# START OF Stored records

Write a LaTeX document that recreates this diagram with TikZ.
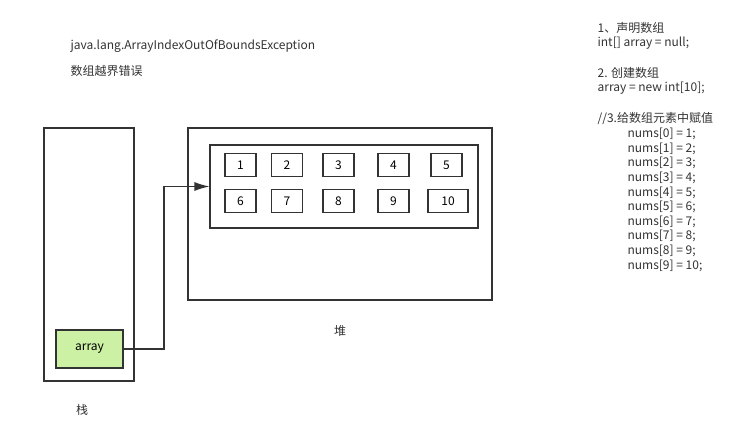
\documentclass[tikz,border=0pt]{standalone}
\usepackage{fontspec}
\setmainfont{Noto Sans CJK SC}
\usepackage{tikz}
\usetikzlibrary{arrows.meta}

\definecolor{ink}{HTML}{333333}
\definecolor{arrgreen}{HTML}{CCF0A4}

\begin{document}
\begin{tikzpicture}[x=1pt, y=-1pt, line width=1.2pt, draw=ink,
    font=\fontsize{12}{14}\selectfont,
    box/.style={draw=ink, inner sep=0pt},
    cell/.style={box, minimum width=31pt, minimum height=23pt},
    txt/.style={anchor=west, inner sep=0pt, text=ink}]
  \useasboundingbox[fill=white] (0,0) rectangle (739,438);

  % stack and heap
  \node[box, minimum width=90pt, minimum height=253pt] (stack) at (89,254.5) {};
  \node[box, fill=arrgreen, minimum width=67pt, minimum height=38pt] (arr) at (89.5,349) {array};
  \node[box, minimum width=304pt, minimum height=172pt] (heap) at (340,214) {};
  \node[box, minimum width=268pt, minimum height=83pt] (inner) at (344,186.5) {};

  % array cells
  \foreach \n/\x in {1/240.5, 2/287, 3/338.5, 4/393.5, 5/446.5}
    \node[cell] (c\n) at (\x,165) {\n};
  \foreach \n/\x in {6/240.5, 7/287, 8/338.5, 9/393.5}
    \node[cell] (c\n) at (\x,201) {\n};
  \node[cell, minimum width=40pt] (c10) at (448,201) {10};

  % reference
  \coordinate (bend) at (164,349);
  \draw[ink, -{Latex[length=15pt, width=9pt]}] (arr.east) -- (bend) |- (inner.west);

  \node[ink] (stacklbl) at (82,410) {栈};
  \node[ink] (heaplbl) at (340,331) {堆};

  % notes
  \node[txt] (exc) at (70,46) {java.lang.ArrayIndexOutOfBoundsException};
  \node[txt] (err) at (70,71) {数组越界错误};

  \node[txt] (s1) at (597,28) {1、声明数组};
  \node[txt] (s1a) at (597,43) {int[] array = null;};
  \node[txt] (s2) at (597,73) {2. 创建数组};
  \node[txt] (s2a) at (597,88) {array = new int[10];};
  \node[txt] (s3) at (597,119) {//3.给数组元素中赋值};
  \foreach \i in {0,...,9}
    \pgfmathtruncatemacro{\v}{\i+1}
    \node[txt] (n\i) at (627,134+14.6*\i) {nums[\i] = \v;};
\end{tikzpicture}
\end{document}
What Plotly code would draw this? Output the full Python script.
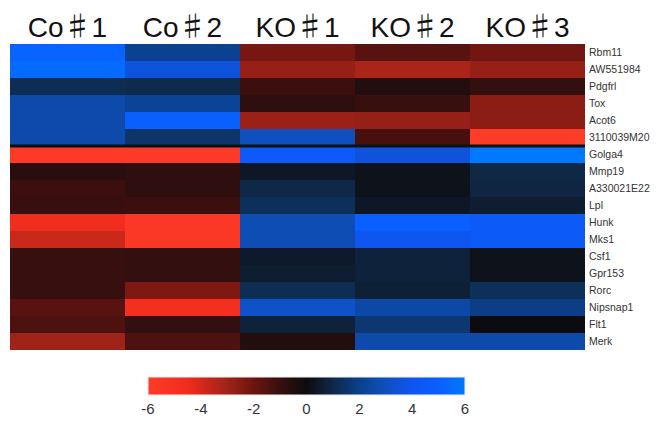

# END OF Stored records

### Task brief:
Repeat all the records above exactly, leaving out any pictures.

### Result of this exercise:
Write a LaTeX document that recreates this diagram with TikZ.
\documentclass[tikz,border=0pt]{standalone}
\usepackage{fontspec}
\setmainfont{Noto Sans CJK SC}
\usepackage{tikz}
\usetikzlibrary{arrows.meta}

\definecolor{ink}{HTML}{333333}
\definecolor{arrgreen}{HTML}{CCF0A4}

\begin{document}
\begin{tikzpicture}[x=1pt, y=-1pt, line width=1.2pt, draw=ink,
    font=\fontsize{12}{14}\selectfont,
    box/.style={draw=ink, inner sep=0pt},
    cell/.style={box, minimum width=31pt, minimum height=23pt},
    txt/.style={anchor=west, inner sep=0pt, text=ink}]
  \useasboundingbox[fill=white] (0,0) rectangle (739,438);

  % stack and heap
  \node[box, minimum width=90pt, minimum height=253pt] (stack) at (89,254.5) {};
  \node[box, fill=arrgreen, minimum width=67pt, minimum height=38pt] (arr) at (89.5,349) {array};
  \node[box, minimum width=304pt, minimum height=172pt] (heap) at (340,214) {};
  \node[box, minimum width=268pt, minimum height=83pt] (inner) at (344,186.5) {};

  % array cells
  \foreach \n/\x in {1/240.5, 2/287, 3/338.5, 4/393.5, 5/446.5}
    \node[cell] (c\n) at (\x,165) {\n};
  \foreach \n/\x in {6/240.5, 7/287, 8/338.5, 9/393.5}
    \node[cell] (c\n) at (\x,201) {\n};
  \node[cell, minimum width=40pt] (c10) at (448,201) {10};

  % reference
  \coordinate (bend) at (164,349);
  \draw[ink, -{Latex[length=15pt, width=9pt]}] (arr.east) -- (bend) |- (inner.west);

  \node[ink] (stacklbl) at (82,410) {栈};
  \node[ink] (heaplbl) at (340,331) {堆};

  % notes
  \node[txt] (exc) at (70,46) {java.lang.ArrayIndexOutOfBoundsException};
  \node[txt] (err) at (70,71) {数组越界错误};

  \node[txt] (s1) at (597,28) {1、声明数组};
  \node[txt] (s1a) at (597,43) {int[] array = null;};
  \node[txt] (s2) at (597,73) {2. 创建数组};
  \node[txt] (s2a) at (597,88) {array = new int[10];};
  \node[txt] (s3) at (597,119) {//3.给数组元素中赋值};
  \foreach \i in {0,...,9}
    \pgfmathtruncatemacro{\v}{\i+1}
    \node[txt] (n\i) at (627,134+14.6*\i) {nums[\i] = \v;};
\end{tikzpicture}
\end{document}
What Plotly code would draw this? Output the full Python script.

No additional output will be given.